* _OBJECTIVE_: Please write out the lines of the data exactly, beginning with the first and ending with the line containing "fontsize=16, padding=8, color='black')"; leave the pictures behind.
____________________
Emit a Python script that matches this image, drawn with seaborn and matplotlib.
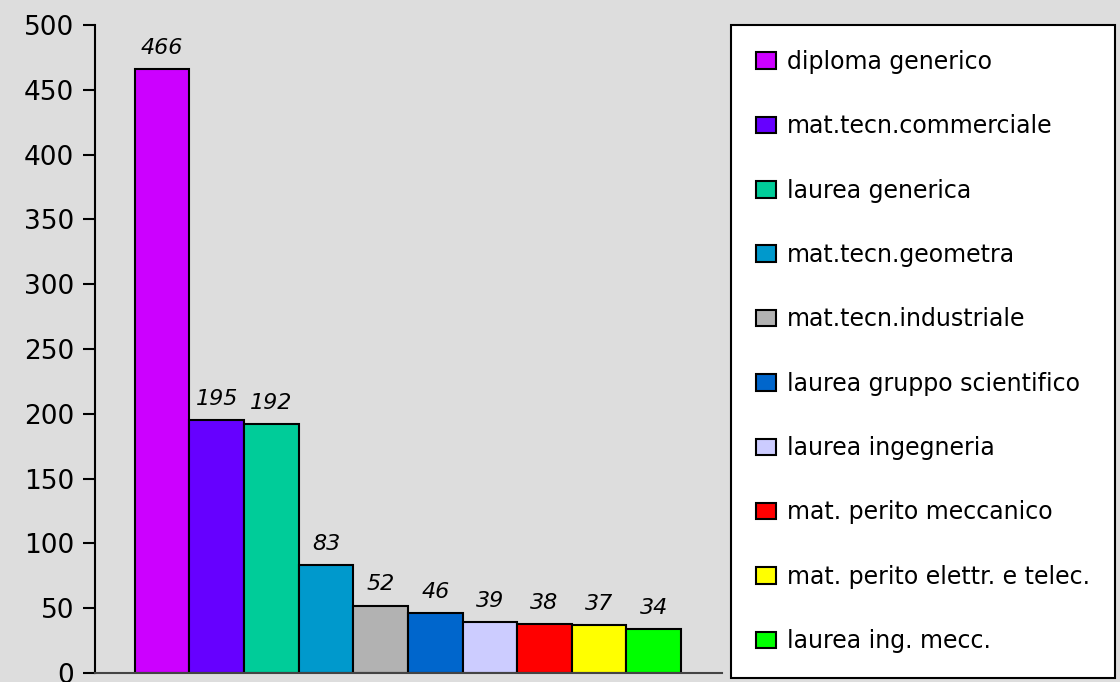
import numpy as np
import pandas as pd
import seaborn as sns
import matplotlib.pyplot as plt

# titoli di studio
categorie = ['diploma generico', 'mat.tecn.commerciale', 'laurea generica',
             'mat.tecn.geometra', 'mat.tecn.industriale', 'laurea gruppo scientifico',
             'laurea ingegneria', 'mat. perito meccanico',
             'mat. perito elettr. e telec.', 'laurea ing. mecc.']
valori = [466, 195, 192, 83, 52, 46, 39, 38, 37, 34]
colori = ['#CC00FF', '#6600FF', '#00CC99', '#0099CC', '#B2B2B2',
          '#0066CC', '#CCCCFF', '#FF0000', '#FFFF00', '#00FF00']
yticks = [0, 50, 100, 150, 200, 250, 300, 350, 400, 450, 500]

df = pd.DataFrame({'titolo': categorie, 'n': valori})

sns.set_style('white')
plt.rcParams['font.family'] = ['DejaVu Sans']
plt.rcParams['text.color'] = 'black'

fig = plt.figure(figsize=(11.2, 6.82), dpi=100)
fig.patch.set_facecolor('#DDDDDD')
ax = fig.add_axes([95 / 1120, 9 / 682, 627 / 1120, 648 / 682])
ax.set_facecolor('#DDDDDD')

sns.barplot(data=df, x='titolo', y='n', hue='titolo', palette=colori,
            saturation=1, width=1.0, edgecolor='black', linewidth=1.5,
            legend=False, ax=ax)

for c in ax.containers:
    ax.bar_label(c, fontstyle='italic', fontsize=16, padding=8, color='black')

ax.set_xlim(-1.23, 10.25)
ax.set_ylim(0, 500)
ax.set_yticks(yticks)
ax.tick_params(axis='y', labelsize=19, length=9, width=1.5, color='black',
               labelcolor='black', left=True, pad=6)
ax.set_xticks([])
ax.set_xlabel('')
ax.set_ylabel('')
for s in ['top', 'right']:
    ax.spines[s].set_visible(False)
ax.spines['left'].set_color('black')
ax.spines['left'].set_linewidth(1.5)
ax.spines['bottom'].set_color('#444444')
ax.spines['bottom'].set_linewidth(1.5)

leg = fig.legend(ax.containers, categorie, loc='upper left',
                 bbox_to_anchor=(731 / 1120, 1 - 25 / 682), borderaxespad=0,
                 fontsize=17, frameon=True, fancybox=False, framealpha=1,
                 edgecolor='black', facecolor='white',
                 labelspacing=1.71, borderpad=1.05, handlelength=0.85,
                 handleheight=0.7, handletextpad=0.47)
leg.get_frame().set_linewidth(1.5)
for t in leg.get_texts():
    t.set_color('black')

fig.savefig('out.png', dpi=100, facecolor=fig.get_facecolor())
____________________
* _CORRECT OUTPUT_:
Emit a Python script that matches this image, drawn with seaborn and matplotlib.
import numpy as np
import pandas as pd
import seaborn as sns
import matplotlib.pyplot as plt

# titoli di studio
categorie = ['diploma generico', 'mat.tecn.commerciale', 'laurea generica',
             'mat.tecn.geometra', 'mat.tecn.industriale', 'laurea gruppo scientifico',
             'laurea ingegneria', 'mat. perito meccanico',
             'mat. perito elettr. e telec.', 'laurea ing. mecc.']
valori = [466, 195, 192, 83, 52, 46, 39, 38, 37, 34]
colori = ['#CC00FF', '#6600FF', '#00CC99', '#0099CC', '#B2B2B2',
          '#0066CC', '#CCCCFF', '#FF0000', '#FFFF00', '#00FF00']
yticks = [0, 50, 100, 150, 200, 250, 300, 350, 400, 450, 500]

df = pd.DataFrame({'titolo': categorie, 'n': valori})

sns.set_style('white')
plt.rcParams['font.family'] = ['DejaVu Sans']
plt.rcParams['text.color'] = 'black'

fig = plt.figure(figsize=(11.2, 6.82), dpi=100)
fig.patch.set_facecolor('#DDDDDD')
ax = fig.add_axes([95 / 1120, 9 / 682, 627 / 1120, 648 / 682])
ax.set_facecolor('#DDDDDD')

sns.barplot(data=df, x='titolo', y='n', hue='titolo', palette=colori,
            saturation=1, width=1.0, edgecolor='black', linewidth=1.5,
            legend=False, ax=ax)

for c in ax.containers:
    ax.bar_label(c, fontstyle='italic', fontsize=16, padding=8, color='black')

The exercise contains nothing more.